++++ Information provided

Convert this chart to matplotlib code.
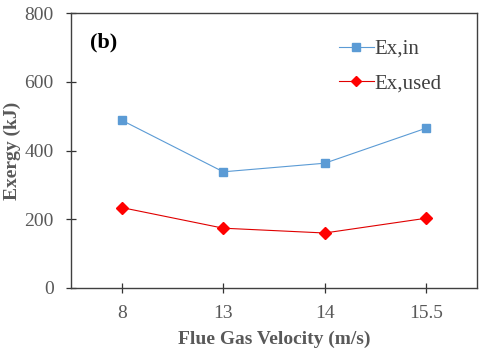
import matplotlib
matplotlib.use("Agg")
import matplotlib.pyplot as plt

categories = ["8", "13", "14", "15.5"]
ex_in = [488, 338, 363, 465]
ex_used = [234, 174, 160, 203]
yticks = [0, 200, 400, 600, 800]

plt.rcParams['font.family'] = ['Liberation Serif', 'DejaVu Serif']

fig = plt.figure(figsize=(4.8, 3.51), dpi=100)
ax = fig.add_axes([71/480, 1-288/351, 406/480, 275/351])
x = list(range(len(categories)))
ax.plot(x, ex_in, color='#5B9BD5', lw=0.8, marker='s', ms=6, mfc='#5B9BD5', mec='#5B9BD5', label='Ex,in')
ax.plot(x, ex_used, color='#E00000', lw=0.8, marker='D', ms=6, mfc='#FF0000', mec='#FF0000', label='Ex,used')
ax.set_xlim(-0.5, 3.5)
ax.set_ylim(0, 800)
ax.set_xticks(x)
ax.set_xticklabels(categories)
ax.set_yticks(yticks)
ax.tick_params(axis='both', direction='inout', length=7, width=0.9, colors='#333333', labelcolor='#595959', labelsize=14)
ax.tick_params(axis='x', pad=9)
ax.tick_params(axis='y', pad=9)
for s in ax.spines.values():
    s.set_color('#404040')
    s.set_linewidth(1.0)
ax.set_xlabel('Flue Gas Velocity (m/s)', fontsize=14, fontweight='bold', color='#595959', labelpad=6)
ax.set_ylabel('Exergy (kJ)', fontsize=14, fontweight='bold', color='#595959', labelpad=2)
ax.text(0.047, 0.875, '(b)', transform=ax.transAxes, fontsize=16, fontweight='bold', color='black')
leg = ax.legend(loc='upper right', bbox_to_anchor=(0.958, 0.972), frameon=False, fontsize=15,
                handlelength=1.7, labelspacing=0.7, handletextpad=0.0, markerscale=0.85, labelcolor='#404040')
fig.savefig('out.png', dpi=100)
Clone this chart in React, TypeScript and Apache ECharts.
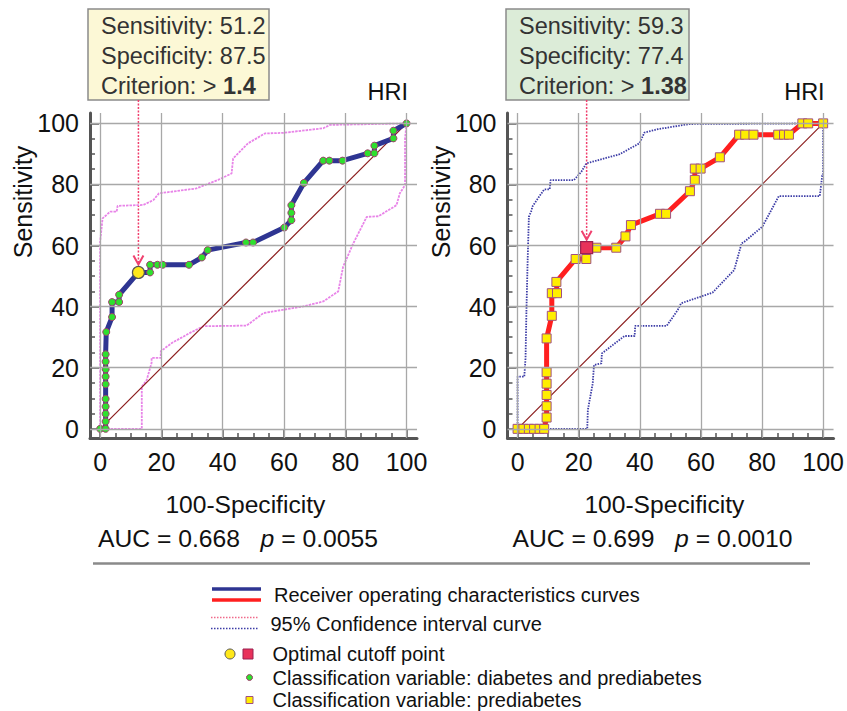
import React, { useEffect, useRef } from 'react';
import * as echarts from 'echarts';

const FONT = '"Liberation Sans", Arial, Helvetica, sans-serif';

const majorTicks = [0, 20, 40, 60, 80, 100];
const minorTicks = [5, 10, 15, 25, 30, 35, 45, 50, 55, 65, 70, 75, 85, 90, 95];
const diagonal = [[0, 0], [100, 100]];

// Left panel: diabetes and prediabetes
const leftRoc = [
  [0, 0], [1.8, 0], [1.8, 2.4], [1.8, 4.9], [1.8, 7.3], [1.8, 9.8], [1.8, 14.6], [1.8, 17.1],
  [1.8, 19.5], [1.8, 22.0], [1.8, 24.4], [2.0, 31.7], [3.9, 36.6], [3.9, 41.5], [6.2, 41.5],
  [6.2, 43.9], [12.5, 51.2], [16.3, 51.2], [16.3, 53.7], [18.7, 53.7], [20.4, 53.7], [29.0, 53.7],
  [33.2, 56.1], [35.1, 58.5], [47.6, 61.0], [49.9, 61.0], [60.1, 65.9], [62.4, 68.3], [62.4, 70.7],
  [62.4, 73.2], [66.5, 80.5], [72.8, 87.8], [74.8, 87.8], [79.1, 87.8], [87.3, 90.2], [89.5, 90.2],
  [89.5, 92.7], [95.7, 95.1], [95.7, 97.6], [100, 100],
];
const leftOptimal = [12.5, 51.2];
const leftUpperCI = [
  [0, 0], [0, 61.3], [0.3, 64], [0.8, 68.9], [3.3, 71.1], [5.4, 71.1], [5.7, 73], [14.1, 73.3],
  [17.4, 74.9], [19.2, 77.1], [31.4, 78.7], [38.5, 81.5], [42.9, 83.6], [43.4, 88.5], [48.3, 93.5],
  [53.8, 96.7], [59.8, 96.9], [72.8, 98.4], [75, 99.5], [100, 100],
];
const leftLowerCI = [
  [0, 0], [13.6, 0], [13.6, 13.8], [15.2, 16], [16.8, 21.6], [16.8, 23.2], [19.8, 23.2], [19.8, 25.4],
  [23.4, 28.1], [29.3, 31.4], [31.5, 32.5], [33.7, 33.6], [47.8, 33.8], [53.3, 37.9], [66.3, 40.1],
  [72.8, 41.7], [77.7, 45], [79.3, 53.1], [82.6, 60.7], [87, 69.4], [90.8, 69.6], [96.7, 73.2],
  [97.8, 77.1], [99.5, 79.8], [99.5, 95], [100, 100],
];

// Right panel: prediabetes
const rightRoc = [
  [0, 0], [1.9, 0], [3.7, 0], [5.4, 0], [7.2, 0], [8.7, 0], [9.5, 3.7], [9.5, 7.4], [9.5, 11.1],
  [9.5, 14.8], [9.5, 18.5], [9.5, 29.6], [11.2, 37.0], [11.2, 44.4], [12.9, 44.4], [12.7, 48.1],
  [19.0, 55.6], [22.5, 55.6], [22.6, 59.3], [25.8, 59.3], [32.3, 59.3], [35.3, 63.0], [37.1, 66.7],
  [46.6, 70.4], [48.6, 70.4], [56.4, 77.8], [58.0, 81.5], [58.0, 85.2], [59.9, 85.2], [66.2, 88.9],
  [72.5, 96.3], [74.5, 96.3], [77.2, 96.3], [85.3, 96.3], [87.2, 96.3], [88.8, 96.3], [93.2, 100],
  [95.1, 100], [100, 100],
];
const rightOptimal = [22.6, 59.3];
const rightUpperCI = [
  [0, 0], [0, 17.1], [2.2, 17.1], [2.6, 23.1], [2.9, 38.9], [3.3, 55.3], [3.7, 69.4], [4.6, 71.6],
  [4.8, 72.7], [8.7, 78.4], [10.5, 78.4], [10.8, 81.4], [18.4, 81.4], [20.9, 84.2], [22.5, 86.9],
  [31.2, 89.3], [33.4, 89.9], [39.9, 93.5], [41.5, 97], [45.9, 98.1], [56.2, 99.8], [100, 100],
];
const rightLowerCI = [
  [0, 0], [22.8, 0], [23.0, 6.2], [24.6, 14.9], [25.0, 20.9], [27.4, 21.4], [27.6, 24.7], [35.0, 30.4],
  [38.3, 30.4], [38.5, 33.7], [48.8, 33.7], [52.4, 38.9], [53.5, 41.1], [63.8, 44.6], [70.9, 52.0],
  [73.3, 60.7], [74.3, 61.3], [80.1, 66.2], [85.5, 76.2], [98.9, 76.2], [99.7, 82.9], [100, 83.1],
  [100, 100],
];

const panels = [
  {
    roc: leftRoc, optimal: leftOptimal, upper: leftUpperCI, lower: leftLowerCI,
    rocColor: '#2e3592', ciColor: '#e884e8', ciDash: [2.5, 1],
    symbol: 'circle', symbolSize: 7, symbolColor: '#2ee02e', symbolBorder: '#a0406a',
    optSymbol: 'circle', optColor: '#ffe81a', optBorder: '#555555',
    grid: { left: 90, top: 113, width: 327, height: 325 },
    sens: '51.2', spec: '87.5', crit: '1.4', boxFill: '#fcf8d6', auc: '0.668', p: '0.0055',
  },
  {
    roc: rightRoc, optimal: rightOptimal, upper: rightUpperCI, lower: rightLowerCI,
    rocColor: '#ff1f1f', ciColor: '#3c3ca6', ciDash: [1.5, 1.2],
    symbol: 'rect', symbolSize: 9, symbolColor: '#ffee00', symbolBorder: '#a05080',
    optSymbol: 'rect', optColor: '#e8325a', optBorder: '#9a2050',
    grid: { left: 507.5, top: 113, width: 327, height: 325 },
    sens: '59.3', spec: '77.4', crit: '1.38', boxFill: '#dcecd8', auc: '0.699', p: '0.0010',
  },
];

const XMIN = -3.3, XMAX = 103.4, YMIN = -3, YMAX = 103.4;

function buildOption() {
  const xAxis: any[] = [];
  const yAxis: any[] = [];
  const series: any[] = [];
  panels.forEach((pn, g) => {
    const common = { type: 'value', gridIndex: g, splitLine: { show: false } };
    xAxis.push({
      ...common, min: XMIN, max: XMAX, position: 'bottom',
      axisLine: { show: true, onZero: false, lineStyle: { color: '#555', width: 3 } },
      axisTick: { show: true, customValues: majorTicks, inside: true, length: 9, lineStyle: { color: '#555', width: 1.5 } },
      axisLabel: { show: true, customValues: majorTicks, fontSize: 25, color: '#111', margin: 11, fontFamily: FONT },
    });
    xAxis.push({
      ...common, min: XMIN, max: XMAX, position: 'bottom', offset: 0,
      axisLine: { show: false, onZero: false },
      axisTick: { show: true, customValues: minorTicks, inside: true, length: 5, lineStyle: { color: '#555', width: 1.5 } },
      axisLabel: { show: false },
    });
    yAxis.push({
      ...common, min: YMIN, max: YMAX, position: 'left',
      axisLine: { show: true, onZero: false, lineStyle: { color: '#555', width: 3 } },
      axisTick: { show: true, customValues: majorTicks, inside: true, length: 9, lineStyle: { color: '#555', width: 1.5 } },
      axisLabel: { show: true, customValues: majorTicks, fontSize: 25, color: '#111', margin: 11, fontFamily: FONT },
    });
    yAxis.push({
      ...common, min: YMIN, max: YMAX, position: 'left', offset: 0,
      axisLine: { show: false, onZero: false },
      axisTick: { show: true, customValues: minorTicks, inside: true, length: 5, lineStyle: { color: '#555', width: 1.5 } },
      axisLabel: { show: false },
    });
    const xi = g * 2, yi = g * 2;
    series.push({
      type: 'line', xAxisIndex: xi, yAxisIndex: yi, data: [[0, 0]], showSymbol: false,
      lineStyle: { opacity: 0 }, silent: true, z: 1,
      markLine: {
        silent: true, symbol: ['none', 'none'], label: { show: false }, animation: false,
        lineStyle: { color: '#a8a8a8', width: 1.3, type: 'solid' },
        emphasis: { disabled: true },
        data: [
          ...majorTicks.map((v) => ({ xAxis: v })),
          ...majorTicks.map((v) => ({ yAxis: v })),
        ],
      },
    });
    [pn.upper, pn.lower].forEach((ci) => {
      series.push({
        type: 'line', xAxisIndex: xi, yAxisIndex: yi, data: ci, showSymbol: false, silent: true, z: 2,
        lineStyle: { color: pn.ciColor, width: 1.8, type: pn.ciDash },
      });
    });
    series.push({
      type: 'line', xAxisIndex: xi, yAxisIndex: yi, data: diagonal, showSymbol: false, silent: true, z: 3,
      lineStyle: { color: '#8b1c1c', width: 1.2 },
    });
    series.push({
      type: 'line', xAxisIndex: xi, yAxisIndex: yi, data: pn.roc, silent: true, z: 4,
      showSymbol: true, showAllSymbol: true, symbol: pn.symbol, symbolSize: pn.symbolSize,
      lineStyle: { color: pn.rocColor, width: 5 },
      itemStyle: { color: pn.symbolColor, borderColor: pn.symbolBorder, borderWidth: 1 },
    });
    series.push({
      type: 'scatter', xAxisIndex: xi, yAxisIndex: yi, data: [pn.optimal], silent: true, z: 5,
      symbol: pn.optSymbol, symbolSize: 12,
      itemStyle: { color: pn.optColor, borderColor: pn.optBorder, borderWidth: 1.2, opacity: 1 },
    });
  });
  return {
    animation: false,
    textStyle: { fontFamily: FONT },
    grid: panels.map((p) => p.grid),
    xAxis, yAxis, series,
  };
}

function txt(x: number, y: number, text: string, fontSize: number, extra: any = {}) {
  return {
    type: 'text', x, y, silent: true,
    style: {
      text, fontSize, fontFamily: FONT, fill: extra.fill || '#111',
      align: extra.align || 'left', verticalAlign: 'middle',
      textAlign: extra.align || 'left', textVerticalAlign: 'middle',
      rich: extra.rich,
    },
    rotation: extra.rotation || 0,
  };
}

function buildGraphics(chart: any) {
  const els: any[] = [];
  const boxes = [
    { x: 88, w: 181 },
    { x: 506, w: 183 },
  ];
  const BF = 23.5;
  const AF = 24.7;
  panels.forEach((pn, g) => {
    const b = boxes[g];
    els.push({
      type: 'rect', silent: true, shape: { x: b.x, y: 9, width: b.w, height: 91 },
      style: { fill: pn.boxFill, stroke: '#8a8a8a', lineWidth: 1.5 },
    });
    const tx = b.x + 13;
    els.push(txt(tx, 25.5, 'Sensitivity: ' + pn.sens, BF, { fill: '#333' }));
    els.push(txt(tx, 56, 'Specificity: ' + pn.spec, BF, { fill: '#333' }));
    els.push(txt(tx, 86, '{n|Criterion: > }{b|' + pn.crit + '}', BF, {
      fill: '#333',
      rich: {
        n: { fontSize: BF, fontFamily: FONT, fill: '#333', color: '#333' },
        b: { fontSize: BF, fontFamily: FONT, fontWeight: 'bold', fill: '#333', color: '#333' },
      },
    }));
    const origin0 = chart.convertToPixel({ xAxisIndex: g * 2, yAxisIndex: g * 2 }, [0, 0]);
    const origin100 = chart.convertToPixel({ xAxisIndex: g * 2, yAxisIndex: g * 2 }, [100, 100]);
    // HRI
    els.push(txt(origin100[0] + 1.5, 92, 'HRI', 23.5, { align: 'right' }));
    // Sensitivity axis name
    els.push(txt(pn.grid.left - 67, 202, 'Sensitivity', 25, { align: 'center', rotation: Math.PI / 2 }));
    // 100-Specificity
    const cx = (origin0[0] + origin100[0]) / 2 - (g === 0 ? 8 : 6);
    els.push(txt(cx, 504, '100-Specificity', 24.6, { align: 'center' }));
    // AUC
    els.push(txt(pn.grid.left + (g === 0 ? 8 : 5), 538,
      '{n|AUC = ' + pn.auc + '   }{i|p}{n| = ' + pn.p + '}', AF, {
        rich: {
          n: { fontSize: AF, fontFamily: FONT, fill: '#111', color: '#111' },
          i: { fontSize: AF, fontFamily: FONT, fontStyle: 'italic', fill: '#111', color: '#111' },
        },
      }));
    // arrow
    const pt = chart.convertToPixel({ xAxisIndex: g * 2, yAxisIndex: g * 2 }, pn.optimal);
    els.push({
      type: 'line', silent: true, shape: { x1: pt[0], y1: 100, x2: pt[0], y2: pt[1] - 9 },
      style: { stroke: '#f0406e', lineWidth: 1.5, lineDash: [2, 1.5] },
    });
    els.push({
      type: 'polyline', silent: true,
      shape: { points: [[pt[0] - 5, pt[1] - 17], [pt[0], pt[1] - 8], [pt[0] + 5, pt[1] - 17]] },
      style: { stroke: '#f0406e', lineWidth: 2, fill: 'none' },
    });
  });
  // separator
  els.push({
    type: 'line', silent: true, shape: { x1: 93, y1: 563.5, x2: 810, y2: 563.5 },
    style: { stroke: '#8a8a8a', lineWidth: 2.5 },
  });
  // legend
  els.push({ type: 'line', silent: true, shape: { x1: 212, y1: 589, x2: 261, y2: 589 }, style: { stroke: panels[0].rocColor, lineWidth: 3.5 } });
  els.push({ type: 'line', silent: true, shape: { x1: 212, y1: 600, x2: 261, y2: 600 }, style: { stroke: panels[1].rocColor, lineWidth: 3.5 } });
  els.push(txt(274, 595, 'Receiver operating characteristics curves', 20));
  els.push({ type: 'line', silent: true, shape: { x1: 211, y1: 617.5, x2: 258, y2: 617.5 }, style: { stroke: '#f06a8a', lineWidth: 1.5, lineDash: [1.5, 1.5] } });
  els.push({ type: 'line', silent: true, shape: { x1: 211, y1: 628.5, x2: 258, y2: 628.5 }, style: { stroke: panels[1].ciColor, lineWidth: 1.5, lineDash: [1.5, 1.5] } });
  els.push(txt(270.5, 624, '95% Confidence interval curve', 20));
  els.push({ type: 'circle', silent: true, shape: { cx: 230, cy: 654, r: 5 }, style: { fill: panels[0].optColor, stroke: '#555', lineWidth: 1 } });
  els.push({ type: 'rect', silent: true, shape: { x: 243, y: 649, width: 10, height: 10 }, style: { fill: panels[1].optColor, stroke: panels[1].optBorder, lineWidth: 1 } });
  els.push(txt(272.5, 654, 'Optimal cutoff point', 20));
  els.push({ type: 'circle', silent: true, shape: { cx: 249.5, cy: 677.5, r: 3 }, style: { fill: panels[0].symbolColor, stroke: panels[0].symbolBorder, lineWidth: 1 } });
  els.push(txt(272.5, 677.5, 'Classification variable: diabetes and prediabetes', 20));
  els.push({ type: 'rect', silent: true, shape: { x: 246, y: 696.5, width: 7, height: 7 }, style: { fill: panels[1].symbolColor, stroke: panels[1].symbolBorder, lineWidth: 1 } });
  els.push(txt(272.5, 700, 'Classification variable: prediabetes', 20));
  return els;
}

export default function App() {
  const ref = useRef<HTMLDivElement>(null);
  useEffect(() => {
    if (!ref.current) return;
    const chart = echarts.init(ref.current, null, { renderer: 'svg' });
    chart.setOption(buildOption());
    chart.setOption({ graphic: { elements: buildGraphics(chart) } });
    return () => chart.dispose();
  }, []);
  return (
    <div
      ref={ref}
      style={{ position: 'absolute', left: 0, top: 0, width: 847, height: 711, background: '#fff' }}
    />
  );
}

++++++++

Objective — Write out word for word the lines above that run from the one with "Clone this chart" to the one with "const diagonal = [[0, 0], [100, 100]];". Include both end lines; exclude the images.

Written solution —
Clone this chart in React, TypeScript and Apache ECharts.
import React, { useEffect, useRef } from 'react';
import * as echarts from 'echarts';

const FONT = '"Liberation Sans", Arial, Helvetica, sans-serif';

const majorTicks = [0, 20, 40, 60, 80, 100];
const minorTicks = [5, 10, 15, 25, 30, 35, 45, 50, 55, 65, 70, 75, 85, 90, 95];
const diagonal = [[0, 0], [100, 100]];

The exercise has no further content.